Saturday, June 16, 2018

The Call

Dad, Mom, and Scott

Dad, Mom, Dave (left), me
1012 Kiplinger
York, Nebrask

I don't guess you ever get over missing your parents when they are gone. The more I see of children without a father in their lives, the more I miss my dad. This is from July 31, 2009.

Two years ago tonight, Dad suffered the stroke that ultimately would lead to his death eight and a half months later. Several hours earlier, we had talked and he told me about cooking what would be his final gourmet excursion, Eggplant Parmesan. I was preparing to do a devotional the next morning for teacher in-service at WCS when the phone rang at 10:30. It was Laura, a nurse who was staying twenty-four hours with our folks. She had been heading downstairs for bed when she hear Dad's faint cry for help and called 9-1-1. If Laura leaves a minute earlier, Dad might not have survived the night. But, survive he did. And even though it was undoubtedly the most difficult period of his life, and mine as well, it was a blessing in so many ways. Dad's hanging in and fighting back allowed us to put our parents' legal and financial affairs in order. By struggling to the end, many family members and dear friends were able to say one last good-bye. By persevering, he left us with a great example of never giving up, even down to his last breath. And with that last breath, he still loved Mom.

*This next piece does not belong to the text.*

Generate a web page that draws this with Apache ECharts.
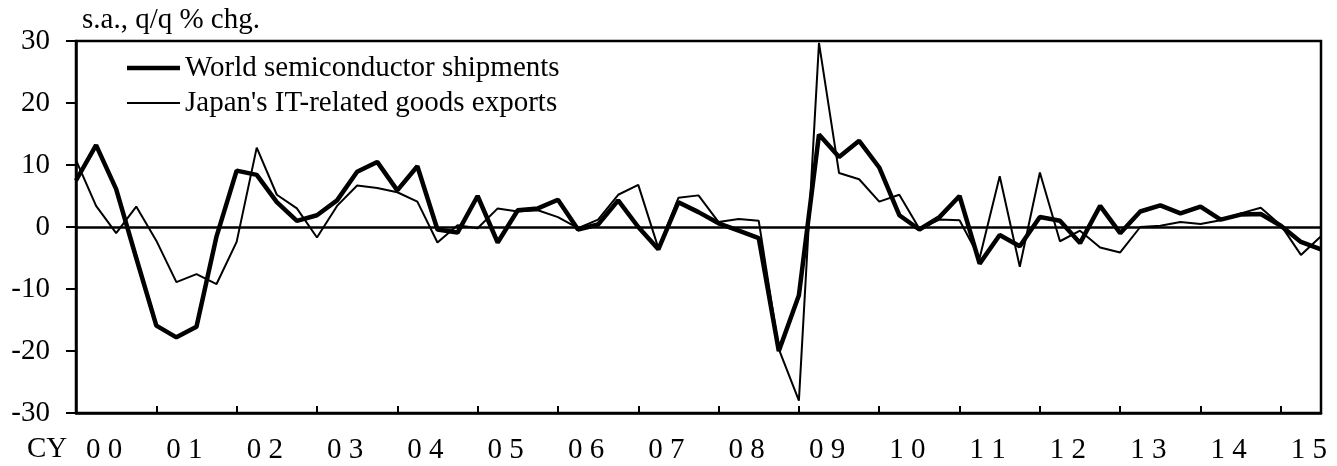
<!DOCTYPE html>
<html>
<head>
<meta charset="utf-8">
<script src="https://cdn.jsdelivr.net/npm/echarts@6/dist/echarts.min.js"></script>
<style>
  html, body { margin: 0; padding: 0; background: #fff; }
  #chart { width: 1337px; height: 466px; }
</style>
</head>
<body>
<div id="chart"></div>
<script>
// quarterly, 2000Q1 .. 2015Q3
const yearLabels = ["0 0", "0 1", "0 2", "0 3", "0 4", "0 5", "0 6", "0 7",
  "0 8", "0 9", "1 0", "1 1", "1 2", "1 3", "1 4", "1 5"];

const worldSemis = [
  7.5, 13.2, 6.1, -5.0, -15.9, -17.8, -16.1, -1.5,
  9.1, 8.4, 4.0, 1.0, 1.9, 4.3, 8.9, 10.5,
  5.9, 9.8, -0.4, -0.9, 5.0, -2.5, 2.7, 3.0,
  4.4, -0.4, 0.4, 4.3, 0.0, -3.6, 4.0, 2.4,
  0.6, -0.6, -1.8, -20.0, -11.0, 14.9, 11.3, 13.9,
  9.6, 1.9, -0.4, 1.6, 5.0, -5.9, -1.3, -3.1,
  1.6, 1.0, -2.6, 3.4, -1.0, 2.5, 3.5, 2.2,
  3.3, 1.2, 2.0, 2.1, 0.2, -2.4, -3.6,
];

const japanIT = [
  10.8, 3.4, -1.0, 3.3, -2.2, -8.9, -7.6, -9.2,
  -2.4, 12.8, 5.2, 3.0, -1.7, 3.4, 6.7, 6.3,
  5.6, 4.1, -2.5, 0.3, -0.2, 3.0, 2.5, 2.7,
  1.6, -0.2, 1.2, 5.2, 6.8, -3.4, 4.7, 5.1,
  0.8, 1.3, 1.0, -19.7, -28.0, 29.7, 8.7, 7.7,
  4.1, 5.2, -0.3, 1.2, 1.1, -5.0, 8.2, -6.4,
  8.8, -2.3, -0.6, -3.3, -4.1, 0.0, 0.2, 0.8,
  0.5, 1.1, 2.2, 3.1, 0.3, -4.5, -1.5,
];

const worldName = "World semiconductor shipments";
const japanName = "Japan's IT-related goods exports";

const font = '"Liberation Serif", "Times New Roman", serif';
const fontSize = 29;
const lastIndex = worldSemis.length - 1;
const yearStarts = yearLabels.slice(1).map((_, k) => (k + 1) * 4);
const yearMids = yearLabels.map((_, k) => k * 4 + 1.4);

const legendBase = {
  orient: "vertical",
  left: 127,
  padding: 0,
  icon: "rect",
  itemWidth: 53,
  textStyle: { fontFamily: font, fontSize: fontSize, lineHeight: 30, color: "#000", padding: [0, 0, 0, 0] },
};

const chart = echarts.init(document.getElementById("chart"));

chart.setOption({
  animation: false,
  textStyle: { fontFamily: font, color: "#000" },
  title: {
    text: "s.a., q/q % chg.",
    left: 77,
    top: 1,
    textStyle: { fontFamily: font, fontSize: fontSize, fontWeight: "normal", color: "#000" },
  },
  graphic: [
    {
      type: "text",
      left: 27,
      top: 435,
      style: { text: "CY", font: fontSize + "px " + font, fill: "#000" },
    },
  ],
  legend: [
    { ...legendBase, top: 53, itemHeight: 4.5, data: [worldName] },
    { ...legendBase, top: 88, itemHeight: 2, data: [japanName] },
  ],
  grid: {
    left: 76,
    right: 16,
    top: 41,
    bottom: 53,
    show: true,
    borderColor: "#000",
    borderWidth: 2.5,
  },
  xAxis: {
    type: "value",
    min: 0,
    max: lastIndex,
    axisLine: { onZero: false, lineStyle: { color: "#000", width: 2.5 } },
    axisTick: {
      inside: true,
      length: 7,
      customValues: yearStarts,
      lineStyle: { color: "#000", width: 2 },
    },
    axisLabel: {
      customValues: yearMids,
      formatter: (v) => yearLabels[Math.round((v - 1.4) / 4)],
      fontFamily: font,
      fontSize: fontSize,
      color: "#000",
      margin: 23,
    },
    splitLine: { show: false },
  },
  yAxis: {
    type: "value",
    min: -30,
    max: 30,
    interval: 10,
    axisLine: { show: true, lineStyle: { color: "#000", width: 2.5 } },
    axisTick: { show: true, inside: false, length: 10, lineStyle: { color: "#000", width: 2 } },
    axisLabel: {
      fontFamily: font,
      fontSize: fontSize,
      color: "#000",
      margin: 26,
    },
    splitLine: { show: false },
  },
  series: [
    {
      name: worldName,
      type: "line",
      symbol: "none",
      data: worldSemis.map((v, i) => [i, v]),
      lineStyle: { color: "#000", width: 4.5 },
      itemStyle: { color: "#000" },
      z: 3,
      markLine: {
        silent: true,
        symbol: "none",
        label: { show: false },
        lineStyle: { color: "#000", width: 2.5, type: "solid" },
        data: [{ yAxis: 0 }],
      },
    },
    {
      name: japanName,
      type: "line",
      symbol: "none",
      data: japanIT.map((v, i) => [i, v]),
      lineStyle: { color: "#000", width: 2 },
      itemStyle: { color: "#000" },
      z: 2,
    },
  ],
});
</script>
</body>
</html>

I talked to Louise on the phone this morning. A lady from my church, Louise is eighty-eight and now resides in an assisted living home an hour north of Houston. Her husband, Dan, is ninety-five and has Alzheimer's. Dan is in another facility in that town. Louise related how her doctor spoke of the devastating effects on health when one spouse cares for their Alzheimer's afflicted partner. We witnessed that first hand as Dad grappled with his inability to watch over Mom until the end. Louise told me her goal is to make it to the birth of her first great granddaughter this fall. Dad never got to hold Harper or Bennett and it grieved him. Late in life, goals become more defined and less grand but certainly no less real. My father's impact on other lives continues. This morning, I was walking in my bank parking lot and I passed a woman I don't think I have ever seen before. Out of the blue, she called me, "Man of God." It took me back because I know better. Maybe she saw something else as we passed. Maybe she saw a little bit of my dad in me on this semi-anniversary. I must have overlooked that resemblance in the mirror this morning.

Applicable quote of the day:
"The father who does not teach his son his duties is equally guilty with the son who neglects them."